Telecommunications regulation reform may live on in California, kept alive by executive order. Even though a grand deal to overhaul the way the California Public Utilities Commission does business collapsed in the final hours of the legislative session in August, a key provision – a review of telecoms regulatory responsibilities – seems to have been brought back from the dead.
When governor Jerry Brown signed the surviving remnants of the deal last week, he included a message to lawmakers detailing his intention to keep pushing ahead with reforms, with or without them. Included in his to-do list was the telecoms study…
I am calling up the Commission to use its existing authority to take immediate action to…work with the California Research Bureau to study the governance of telecommunications service.
Any agency or branch of state government can ask the California research bureau to study something – it’s a unit of the quasi-independent state library. So whether it’s the state legislature asking for an analysis of telecoms regulation – as was originally intended – or the governor or the CPUC, it’s all the same.

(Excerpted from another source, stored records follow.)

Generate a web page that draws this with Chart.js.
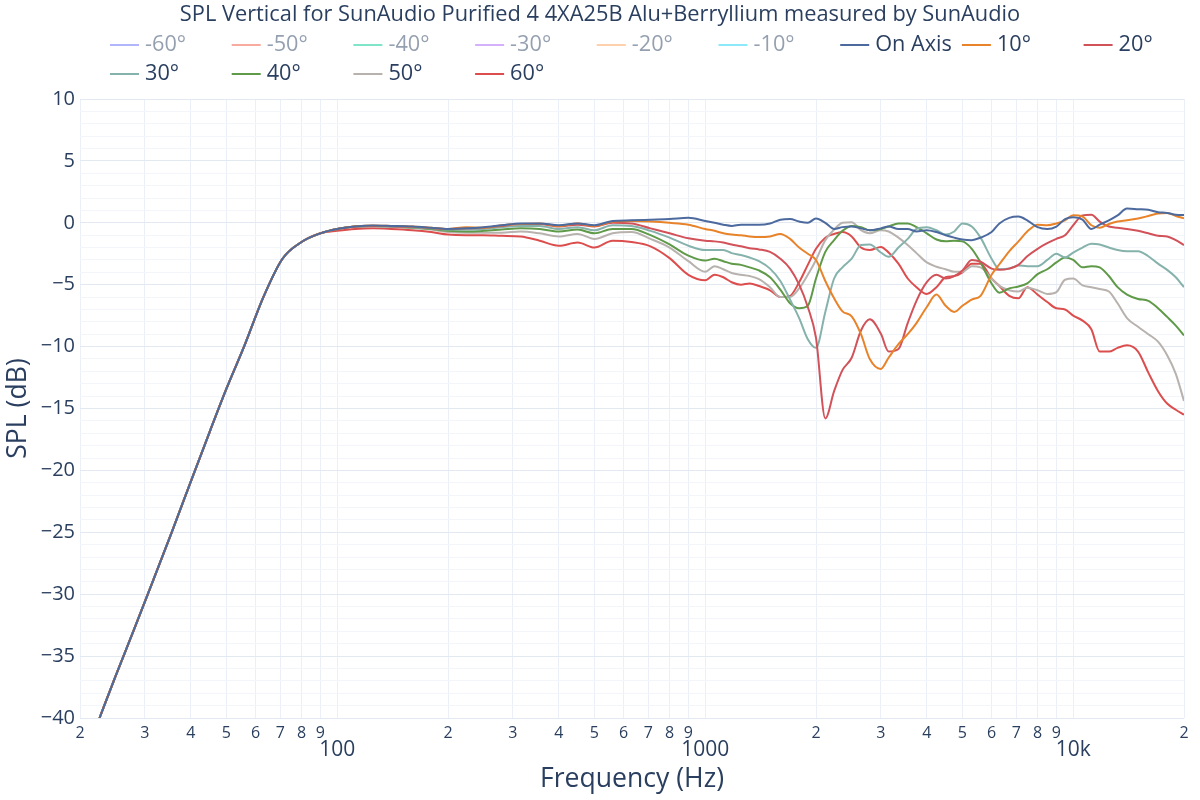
<!DOCTYPE html>
<html>
<head>
<meta charset="utf-8">
<script src="https://cdn.jsdelivr.net/npm/chart.js@4.4.1/dist/chart.umd.min.js"></script>
<style>
html,body{margin:0;padding:0;background:#ffffff;}
#wrap{width:1200px;height:800px;}
</style>
</head>
<body>
<div id="wrap"><canvas id="c" width="1200" height="800"></canvas></div>
<script>
const chartTitle = 'SPL Vertical for SunAudio Purified 4 4XA25B Alu+Berryllium measured by SunAudio';
const xAxisTitle = 'Frequency (Hz)';
const yAxisTitle = 'SPL (dB)';

const seriesNames = ['-60°','-50°','-40°','-30°','-20°','-10°','On Axis','10°','20°','30°','40°','50°','60°'];
const seriesColors = ['#636efa','#EF553B','#00cc96','#ab63fa','#FFA15A','#19d3f3','#4C6A9E','#E8832A','#D2525A','#86B2AC','#5F9A48','#B8B2AE','#DC4E4E'];
const legendOnly = [true,true,true,true,true,true,false,false,false,false,false,false,false];

const xTickValues = [20,30,40,50,60,70,80,90,100,200,300,400,500,600,700,800,900,1000,2000,3000,4000,5000,6000,7000,8000,9000,10000,20000];
const xTickLabels = ['2','3','4','5','6','7','8','9','100','2','3','4','5','6','7','8','9','1000','2','3','4','5','6','7','8','9','10k','2'];
const xMajorTicks = [100,1000,10000];

const freqHz = [22.6,25,28,31.5,35.5,40,45,50,56,63,71,80,90,
  100,112,125,140,160,180,200,224,250,280,315,355,400,450,500,560,630,710,800,900,
  1000,1060,1120,1180,1250,1320,1400,1500,1600,1700,1800,1900,
  2000,2120,2240,2360,2500,2650,2800,
  3000,3150,3350,3550,3750,4000,4250,4500,4750,5000,5300,5600,
  6000,6300,6700,7100,7500,8000,8500,9000,9500,
  10000,10600,11200,11800,12500,13200,14000,15000,16000,17000,18000,19000,20000];

// hidden (legend-only) series carry no visible data in the reference
const splNeg60 = [];
const splNeg50 = [];
const splNeg40 = [];
const splNeg30 = [];
const splNeg20 = [];
const splNeg10 = [];

const splOnAxis = [-40,-36.6,-32.9,-29.0,-25.0,-20.9,-16.9,-13.4,-9.9,-6.0,-2.9,-1.55,-0.85,
  -0.5,-0.3,-0.22,-0.25,-0.3,-0.4,-0.5,-0.45,-0.35,-0.2,-0.05,-0.05,-0.2,-0.05,-0.2,0.15,0.2,0.25,0.3,0.4,
  0.15,0.0,-0.15,-0.25,-0.15,-0.15,-0.15,-0.05,0.25,0.3,0.1,0.0,
  0.35,0.0,-0.5,-0.35,-0.3,-0.45,-0.6,
  -0.45,-0.3,-0.5,-0.5,-0.7,-0.6,-0.75,-1.0,-1.2,-1.35,-1.4,-1.2,
  -0.75,-0.05,0.4,0.5,0.2,-0.35,-0.5,-0.3,0.3,
  0.45,0.25,-0.5,-0.15,0.2,0.6,1.15,1.1,1.05,0.85,0.8,0.65,0.63];

const spl10 = [-40,-36.6,-32.9,-29.0,-25.0,-20.9,-16.9,-13.4,-9.9,-6.0,-2.9,-1.55,-0.85,
  -0.5,-0.3,-0.22,-0.25,-0.3,-0.4,-0.5,-0.35,-0.4,-0.2,-0.1,-0.05,-0.25,-0.05,-0.25,0.1,0.15,0.1,0.0,-0.15,
  -0.5,-0.65,-0.85,-0.95,-1.0,-1.1,-1.15,-1.1,-0.9,-1.3,-2.0,-2.5,
  -3.0,-4.7,-6.1,-7.15,-7.55,-9.0,-11.0,
  -11.8,-10.9,-9.8,-9.0,-8.1,-6.8,-5.8,-6.7,-7.2,-6.7,-6.2,-5.9,
  -4.2,-3.35,-2.3,-1.5,-0.7,-0.15,-0.2,-0.05,0.2,
  0.6,0.5,-0.2,-0.4,-0.1,0.1,0.2,0.35,0.55,0.75,0.8,0.55,0.36];

const spl20 = [-40,-36.6,-32.9,-29.0,-25.0,-20.9,-16.9,-13.4,-9.9,-6.0,-2.9,-1.55,-0.85,
  -0.5,-0.3,-0.25,-0.28,-0.32,-0.42,-0.5,-0.45,-0.4,-0.25,-0.1,-0.1,-0.3,-0.15,-0.3,0.0,-0.05,-0.45,-0.85,-1.25,
  -1.45,-1.5,-1.6,-1.75,-1.9,-2.05,-2.15,-2.35,-2.9,-3.7,-5.0,-6.8,
  -9.3,-15.8,-13.6,-11.9,-10.9,-8.7,-7.8,
  -8.95,-10.4,-10.2,-8.1,-6.3,-4.8,-4.2,-4.5,-4.3,-3.85,-3.0,-3.15,
  -3.7,-3.8,-3.7,-3.4,-2.7,-2.1,-1.65,-1.3,-1.0,
  -0.2,0.6,0.65,0.1,-0.3,-0.4,-0.5,-0.65,-0.85,-1.05,-1.1,-1.4,-1.8];

const spl30 = [-40,-36.6,-32.9,-29.0,-25.0,-20.9,-16.9,-13.4,-9.9,-6.0,-2.9,-1.55,-0.85,
  -0.5,-0.3,-0.25,-0.3,-0.35,-0.45,-0.55,-0.55,-0.5,-0.35,-0.25,-0.25,-0.5,-0.35,-0.6,-0.2,-0.25,-0.65,-1.2,-1.85,
  -2.2,-2.2,-2.2,-2.45,-2.6,-2.8,-3.1,-3.7,-4.7,-6.2,-7.7,-9.4,
  -10.1,-7.2,-4.5,-3.6,-2.9,-1.8,-1.75,
  -2.4,-2.75,-2.0,-1.3,-0.5,-0.35,-0.6,-0.95,-0.7,-0.05,-0.3,-1.2,
  -2.9,-3.75,-3.7,-3.45,-3.5,-3.5,-3.0,-2.5,-2.8,
  -2.4,-2.0,-1.7,-1.75,-2.0,-2.2,-2.3,-2.3,-2.7,-3.3,-3.8,-4.4,-5.2];

const spl40 = [-40,-36.6,-32.9,-29.0,-25.0,-20.9,-16.9,-13.4,-9.9,-6.0,-2.9,-1.55,-0.85,
  -0.5,-0.3,-0.25,-0.3,-0.38,-0.5,-0.65,-0.7,-0.65,-0.55,-0.45,-0.5,-0.7,-0.55,-0.85,-0.5,-0.5,-1.0,-1.75,-2.65,
  -3.05,-2.9,-3.1,-3.3,-3.4,-3.6,-3.85,-4.4,-5.4,-6.5,-6.9,-6.7,
  -4.5,-2.35,-1.4,-0.65,-0.25,-0.35,-0.6,
  -0.5,-0.3,-0.05,-0.05,-0.35,-0.85,-1.35,-1.5,-1.45,-1.5,-2.1,-3.2,
  -4.9,-5.65,-5.3,-5.15,-4.9,-4.15,-3.75,-3.2,-2.8,
  -3.0,-3.6,-3.5,-3.6,-4.3,-5.2,-5.8,-6.15,-6.3,-6.9,-7.6,-8.3,-9.1];

const spl50 = [-40,-36.6,-32.9,-29.0,-25.0,-20.9,-16.9,-13.4,-9.9,-6.0,-2.9,-1.55,-0.85,
  -0.5,-0.3,-0.27,-0.32,-0.42,-0.55,-0.75,-0.8,-0.8,-0.8,-0.7,-0.85,-1.1,-0.9,-1.3,-0.85,-0.75,-1.3,-2.0,-3.1,
  -3.95,-3.5,-3.75,-4.05,-4.2,-4.3,-4.55,-5.2,-6.0,-6.0,-5.3,-4.2,
  -3.0,-1.4,-0.55,0.0,0.05,-0.6,-0.85,
  -0.6,-0.7,-1.2,-1.8,-2.45,-3.2,-3.55,-3.75,-3.95,-3.95,-3.5,-3.6,
  -4.5,-5.1,-5.45,-5.55,-5.25,-5.45,-5.75,-5.6,-4.6,
  -4.5,-5.05,-5.2,-5.35,-5.55,-6.5,-7.7,-8.4,-9.0,-9.6,-10.7,-12.2,-14.4];

const spl60 = [-40,-36.6,-32.9,-29.0,-25.0,-20.9,-16.9,-13.4,-9.9,-6.0,-2.9,-1.55,-0.85,
  -0.65,-0.5,-0.45,-0.5,-0.6,-0.75,-0.95,-1.0,-1.0,-1.05,-1.1,-1.45,-1.85,-1.6,-2.0,-1.45,-1.55,-1.9,-2.85,-4.2,
  -4.65,-4.2,-4.4,-4.8,-5.0,-4.9,-5.1,-5.45,-6.0,-5.9,-4.8,-3.4,
  -2.1,-1.2,-0.9,-0.75,-1.1,-2.0,-2.2,
  -1.95,-2.4,-3.3,-4.5,-5.2,-5.75,-5.2,-4.4,-4.3,-4.0,-3.3,-3.3,
  -4.5,-5.1,-5.9,-6.1,-5.2,-5.8,-6.4,-6.9,-7.0,
  -7.5,-7.9,-8.6,-10.4,-10.4,-10.1,-9.9,-10.4,-12.1,-13.6,-14.6,-15.1,-15.5];

const seriesValues = [splNeg60,splNeg50,splNeg40,splNeg30,splNeg20,splNeg10,splOnAxis,spl10,spl20,spl30,spl40,spl50,spl60];

const FONT = "'Open Sans', 'DejaVu Sans', sans-serif";
const TEXT = '#2a3f5f';

const yTickValues = [];
for (let v = -40; v <= 10; v++) yTickValues.push(v);

function fmtY(v){ return v < 0 ? '\u2212' + Math.abs(v) : String(v); }

const datasets = seriesNames.map((name, i) => ({
  label: name,
  data: seriesValues[i].map((y, k) => ({x: freqHz[k], y: y})),
  borderColor: seriesColors[i],
  backgroundColor: seriesColors[i],
  borderWidth: 2,
  pointRadius: 0,
  fill: false,
  hidden: legendOnly[i],
  cubicInterpolationMode: 'monotone'
}));

const headerPlugin = {
  id: 'plotlyHeader',
  afterDraw(chart) {
    const ctx = chart.ctx;
    ctx.save();
    ctx.fillStyle = TEXT;
    ctx.font = '21.8px ' + FONT;
    ctx.textAlign = 'center';
    ctx.textBaseline = 'middle';
    ctx.fillText(chartTitle, 600, 15);
    ctx.textAlign = 'left';
    chart.data.datasets.forEach((ds, i) => {
      const row = i < 9 ? 0 : 1;
      const col = i < 9 ? i : i - 9;
      const x = 110 + col * 121.7;
      const y = row === 0 ? 45 : 74;
      ctx.globalAlpha = legendOnly[i] ? 0.5 : 1;
      ctx.strokeStyle = ds.borderColor;
      ctx.lineWidth = 2;
      ctx.beginPath();
      ctx.moveTo(x, y);
      ctx.lineTo(x + 29, y);
      ctx.stroke();
      ctx.fillStyle = TEXT;
      ctx.font = '21.7px ' + FONT;
      ctx.fillText(ds.label, x + 35, y);
    });
    ctx.restore();
  }
};

new Chart(document.getElementById('c'), {
  type: 'line',
  data: { datasets },
  plugins: [headerPlugin],
  options: {
    responsive: false,
    animation: false,
    devicePixelRatio: 1,
    layout: { padding: { top: 99, right: 16, bottom: 0, left: 0 } },
    plugins: {
      legend: { display: false },
      title: { display: false },
      tooltip: { enabled: false }
    },
    scales: {
      x: {
        type: 'logarithmic',
        min: 20,
        max: 20000,
        afterBuildTicks: (s) => { s.ticks = xTickValues.map(v => ({ value: v })); },
        afterFit: (s) => { s.height = 82; },
        grid: { color: '#EBF0F8', drawTicks: false, lineWidth: 1 },
        border: { display: false },
        ticks: {
          autoSkip: false, maxRotation: 0, minRotation: 0, padding: 5.4, color: TEXT,
          font: (c) => (c.tick && xMajorTicks.includes(c.tick.value))
            ? { family: FONT, size: 21, lineHeight: 2.533 }
            : { family: FONT, size: 16, lineHeight: 1.2 },
          callback: (v, i) => xTickLabels[i]
        },
        title: { display: true, text: xAxisTitle, color: TEXT, font: { family: FONT, size: 26.6 }, padding: { top: 0, bottom: 5 } }
      },
      y: {
        type: 'linear',
        min: -40,
        max: 10,
        afterBuildTicks: (s) => { s.ticks = yTickValues.map(v => ({ value: v })); },
        afterFit: (s) => { s.width = 80; },
        grid: {
          color: (c) => (c.tick && c.tick.value % 5 === 0) ? '#E3E9F1' : '#F2F5F9',
          drawTicks: false, lineWidth: 1
        },
        border: { display: false },
        ticks: {
          autoSkip: false, padding: 5, color: TEXT,
          font: { family: FONT, size: 20 },
          callback: (v) => (v % 5 === 0 ? fmtY(v) : '')
        },
        title: { display: true, text: yAxisTitle, color: TEXT, font: { family: FONT, size: 26.6 }, padding: { top: 2, bottom: 0 } }
      }
    }
  }
});
</script>
</body>
</html>
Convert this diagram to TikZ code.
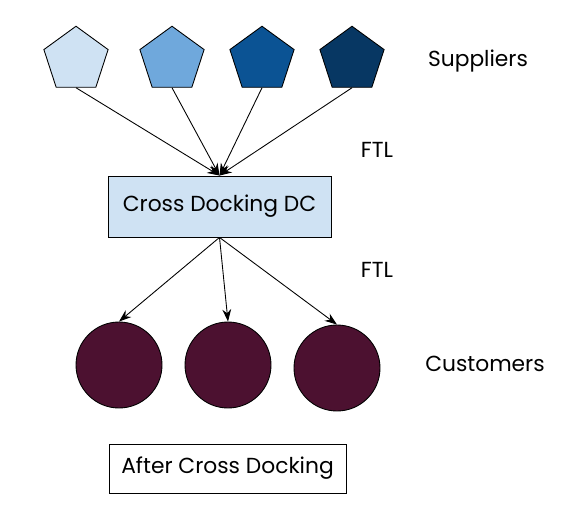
\documentclass[tikz,border=0pt]{standalone}
\usepackage{fontspec}
\setmainfont{Poppins}
\usepackage{tikz}
\usetikzlibrary{positioning}
\usetikzlibrary{shapes.geometric}
\usetikzlibrary{arrows.meta}
\definecolor{blueA}{HTML}{CFE2F3}
\definecolor{blueB}{HTML}{6FA8DC}
\definecolor{blueC}{HTML}{0B5394}
\definecolor{blueD}{HTML}{073763}
\definecolor{berry}{HTML}{4C1130}

\begin{document}
\begin{tikzpicture}[x=0.02cm, y=-0.02cm,
        font=\fontsize{12.4}{15}\selectfont,
        supplier/.style={regular polygon, regular polygon sides=5, draw,
                minimum size=67.5*0.02cm, inner sep=0pt, line width=0.5pt},
        customer/.style={circle, draw, fill=berry, minimum size=86*0.02cm,
                inner sep=0pt, line width=0.5pt},
        flow/.style={-{Stealth[length=7pt,width=5pt]}, line width=0.5pt}]

    \useasboundingbox (0,0) rectangle (567,517);

    %S: suppliers
    \node[supplier, fill=blueA] (s1) at (76,60) {};
    \node[supplier, fill=blueB] (s2) at (172,60) {};
    \node[supplier, fill=blueC] (s3) at (262,60) {};
    \node[supplier, fill=blueD] (s4) at (352,60) {};
    \node (lsup) at (478,61) {Suppliers};

    % ------------------

    %D: cross docking DC
    \node[draw, fill=blueA, minimum width=223*0.02cm, minimum height=61*0.02cm,
        line width=0.5pt] (dc) at (219.5,206.5) {Cross Docking DC};
    \node (ftl1) at (377,150) {FTL};
    \node (ftl2) at (377,270) {FTL};

    % ------------------

    %C: customers
    \node[customer] (c1) at (119,365) {};
    \node[customer] (c2) at (228,365) {};
    \node[customer] (c3) at (337,368) {};
    \node (lcus) at (485,364) {Customers};

    % caption
    \node[draw, minimum width=237*0.02cm, minimum height=49*0.02cm,
        line width=0.5pt] (cap) at (227.5,468.5) {After Cross Docking};

    % flows
    \path[flow]
    (s1.south) edge (dc.north)
    (s2.south) edge (dc.north)
    (s3.south) edge (dc.north)
    (s4.south) edge (dc.north)
    (dc.south) edge (c1.north)
    (dc.south) edge (c2.north)
    (dc.south) edge (c3.north)
    ;
\end{tikzpicture}
\end{document}
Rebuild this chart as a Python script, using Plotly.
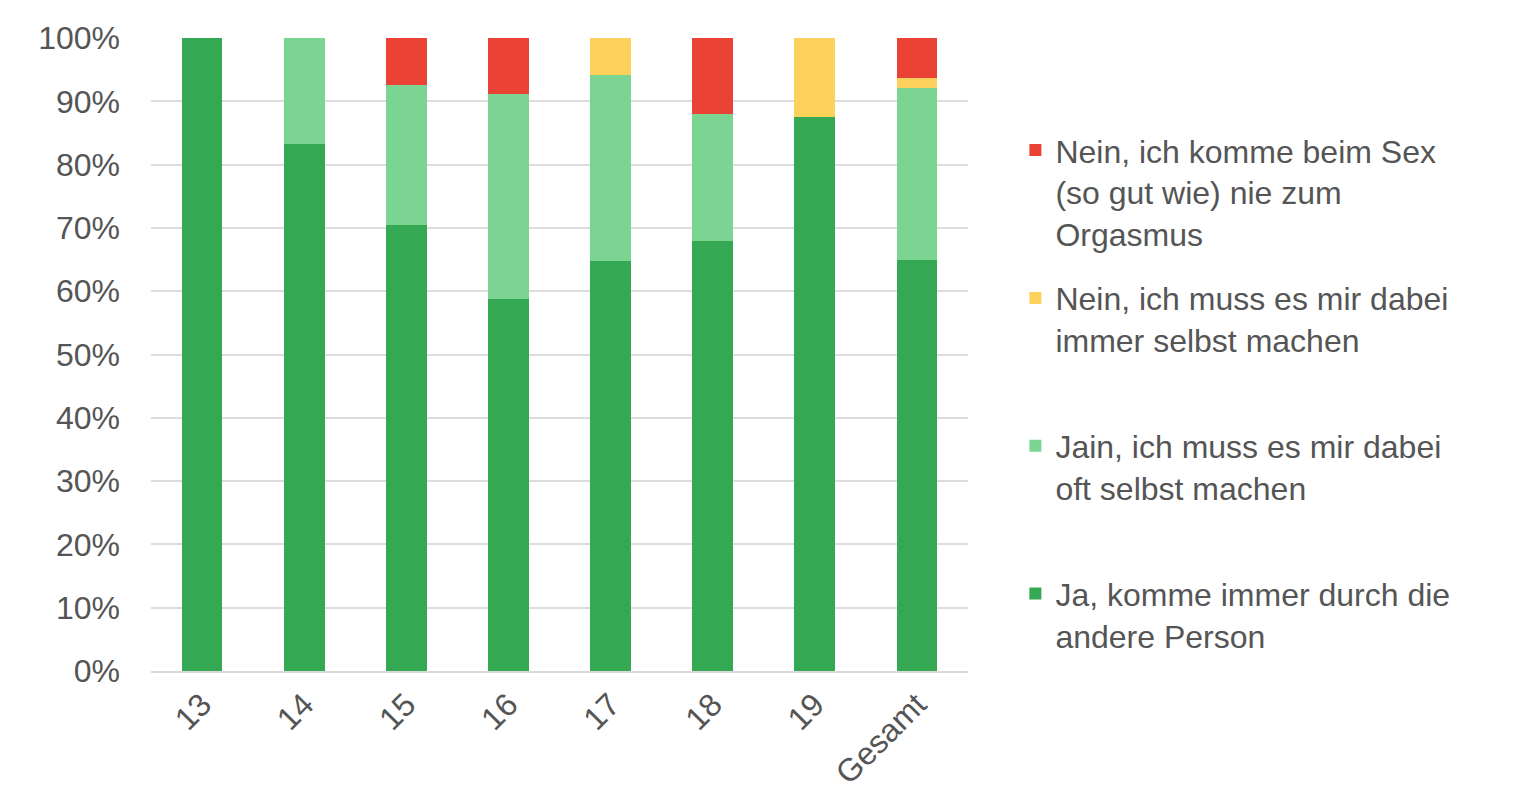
import plotly.graph_objects as go

categories = ["13", "14", "15", "16", "17", "18", "19", "Gesamt"]
ja_immer = [100.0, 83.3, 70.4, 58.8, 64.7, 68.0, 87.5, 64.9]
jain_oft = [0.0, 16.7, 22.2, 32.4, 29.4, 20.0, 0.0, 27.2]
nein_selbst = [0.0, 0.0, 0.0, 0.0, 5.9, 0.0, 12.5, 1.6]
nein_nie = [0.0, 0.0, 7.4, 8.8, 0.0, 12.0, 0.0, 6.3]
y_ticks = [0, 10, 20, 30, 40, 50, 60, 70, 80, 90, 100]
y_tick_labels = ["0%", "10%", "20%", "30%", "40%", "50%", "60%", "70%", "80%", "90%", "100%"]

series = [
    ("Ja, komme immer durch die<br>andere Person", ja_immer, "#34A853"),
    ("Jain, ich muss es mir dabei<br>oft selbst machen<br>&nbsp;", jain_oft, "#7BD492"),
    ("Nein, ich muss es mir dabei<br>immer selbst machen<br>&nbsp;", nein_selbst, "#FCD25C"),
    ("Nein, ich komme beim Sex<br>(so gut wie) nie zum<br>Orgasmus", nein_nie, "#EA4335"),
]

fig = go.Figure()
n = len(series)
for i, (name, vals, color) in enumerate(series):
    fig.add_trace(go.Bar(x=categories, y=vals, name=name, legendgroup=f"g{i}",
                         legendrank=n - i,
                         marker=dict(color=color, line=dict(width=0))))

font_family = "Liberation Sans, Arial, sans-serif"
fig.update_layout(
    barmode="stack",
    bargap=0.6,
    width=1527, height=807,
    margin=dict(l=143, r=567, t=26, b=144),
    paper_bgcolor="#ffffff",
    plot_bgcolor="#ffffff",
    font=dict(family=font_family, size=32, color="#555555"),
    legend=dict(
        traceorder="grouped",
        x=1.058, y=0.866, xanchor="left", yanchor="top",
        valign="top",
        font=dict(size=32, color="#555555"),
        tracegroupgap=20,
        bgcolor="rgba(0,0,0,0)",
    ),
    xaxis=dict(
        tickangle=-45,
        showgrid=False,
        showline=True, linecolor="#d9d9d9", linewidth=2,
        ticks="",
        tickfont=dict(size=32, color="#555555"),
    ),
    yaxis=dict(
        range=[0, 100],
        tickvals=y_ticks,
        ticktext=y_tick_labels,
        showgrid=True, gridcolor="#dddddd", gridwidth=2,
        zeroline=False,
        ticks="",
        ticklabelstandoff=30,
        tickfont=dict(size=32, color="#555555"),
    ),
)

fig.write_html("out.html")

The governor’s message was vague; presumably deliberately. Brown uses the English language with precision. He leaves open the question of whether the request for the study will come from the CPUC or his office. But he seems determined that it will happen, one way or the other, so it’s safe to assume it will.
There were a couple of versions of the specs for the review in the draft legislature. The first go round was a long list of questions to be answered. The second version pulled back from details, only asking for…
A study of telecommunications service governance to determine what regulatory structure would provide the appropriate regulatory oversight of telecommunications services. The study shall assess the overarching goals of the various programs carried out by federal and state agencies, including the Federal Communications Commission and the Public Utilities Commission, and include a discussion of whether the commission, as a whole, is strategically aligned towards a clearly articulated public goal. The study shall take into account the history of telecommunications service regulation in the state and changes in technology to make recommendations for guiding principles to clearly define California’s goals for the regulation of the telecommunications industry.
The study might cover the full wish list, or just focus on a handful of big questions – whether the current practice of regulating integrated telecoms companies on the basis of the analog services they used to provide should continue into the digital age, for example. Either way it ought to happen, and quickly.